Вместе мы прошли через несколько постановок, каждая из которых, как драгоценный камень, врезалась в память. Это были не проходные, безликие спектакли, нет. Каждый раз мы стремились создать нечто неповторимое, настоящее произведение искусства. Оригинальность живописных решений била ключом, декорации дышали жизнью, а мизансцены, выстроенные с кропотливой точностью, рассказывали свои собственные истории, не уступая словам.
Он был не просто художником, он был чудотворцем цвета. Вместо привычной палитры и красок, в его руках рождались жидкие, сказочные эссенции – красители самых невероятных оттенков. Огромные полотна марли, словно облака, поглощались, окрашиваясь в рассветные зори, глубокие сумерки, или нежные переливы лунного света. А затем начиналось колдовство. Словно искусный портной, он, с терпением и любовью, сшивал и склеивал эти окрашенные куски на огромном, прозрачном тюле. Его пальцы, ловкие и чуткие, творили не просто декорацию – они создавали живую, дышащую панораму пробуждающегося города. И вот наступал момент истины. Сцена погружалась в полумрак, и плавно, словно первые лучи восходящего солнца, заливал задник контражур.
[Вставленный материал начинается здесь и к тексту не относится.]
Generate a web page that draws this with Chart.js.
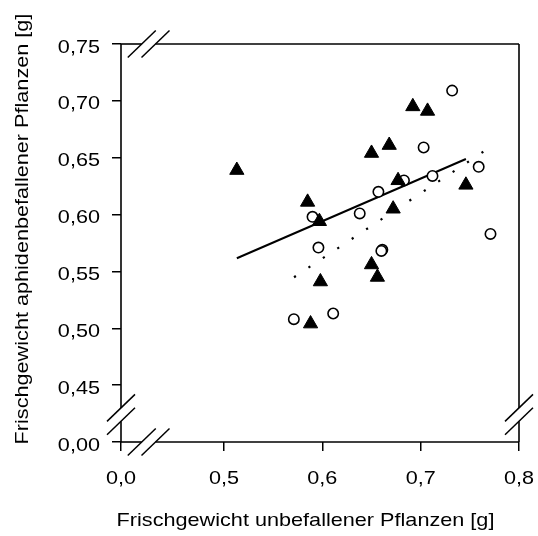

И тогда… под восторженный, нарастающий гул аплодисментов, созданный его волшебными руками, город оживал. Он раскрывался во всю свою невообразимую глубину, становился прозрачным, как мираж, сотканный из света и тени. Казалось, он покрывался мириадами крошечных огней, блестящей росой холодного рассвета. В этот миг зал замирал, захлебываясь от восторга, а я, стоя за кулисами, чувствовал гордость за друга и одновременно острую, невыносимую боль от собственного бессилия помочь ему сейчас, вне рамп и света софитов. Этот город из марли и света, созданный его гением, был символом его таланта, его неукротимой души, и моя вина от невозможности поддержать его в трудный момент становилась еще острее, как заноза в сердце.
Он был истинным денди, франтом до мозга костей, сошедшим со страниц глянцевого журнала. Высокий, с безупречной осанкой, он источал уверенность и аристократическую небрежность. Его белоснежная рубашка всегда была безукоризненно чистой, как первый снег, а ярко-синий шелковый шейный платок, повязанный с нарочитой легкостью, становился дерзким акцентом, бросавшим вызов обыденности. Тщательно ухоженная борода, обрамлявшая волевой подбородок, и длинные, светло-русые, вьющиеся волосы – непокорные языки пламени, довершали образ романтического героя, слегка оторванного от земной суеты. Он купался во внимании женщин, в лучах благосклонного солнца. Особенно добродушны к нему были дамы средних лет, находя в его обаянии отголоски ушедшей молодости, но даже незамужние девушки, робко вздыхавшие в сторонке, не могли устоять перед его магнетизмом. Однако для него все это было лишь легкой игрой, капризом утомленного гения, мимолетной невинной шалостью, не более. Его сердце безраздельно принадлежало живописи – ревнивой возлюбленной, не терпящей соперников. Наблюдая за его спокойной, уравновешенной медлительностью, никто и не заподозрил бы, какой ранней пташкой он был. Словно загадочный маг, он крал у ночи драгоценные часы творчества. Он мог позволить себе поваляться днем в полудреме, лениво отмахиваться от назойливых телефонных звонков, создавая видимость богемной расслабленности. Но каждое утро, еще до первых лучей восходящего солнца, когда город еще сладко спал, он уже был в своей студии, охваченный неукротимым пламенем новых идей. Там, в царстве холстов и красок, он преображался. В мастерской ему не было равных. Он работал с неистовой энергией, над несколькими холстами одновременно, словно одержимый демон творчества. Его руки мелькали с невероятной скоростью, как части сложного механизма, подобного старинному ткацкому стану. Краски ложились на холст густыми, живыми мазками, рождая вихрь форм и цветов. Но примерно к полудню, когда интеллектуальная богема, наконец, пробуждалась и вторгалась в его творческое уединение, он переключался в энергосберегающий режим. Движения становились плавными, голос – приглушенным, а в глазах зажигался ироничный огонек наблюдателя, готового играть роль хозяина салона.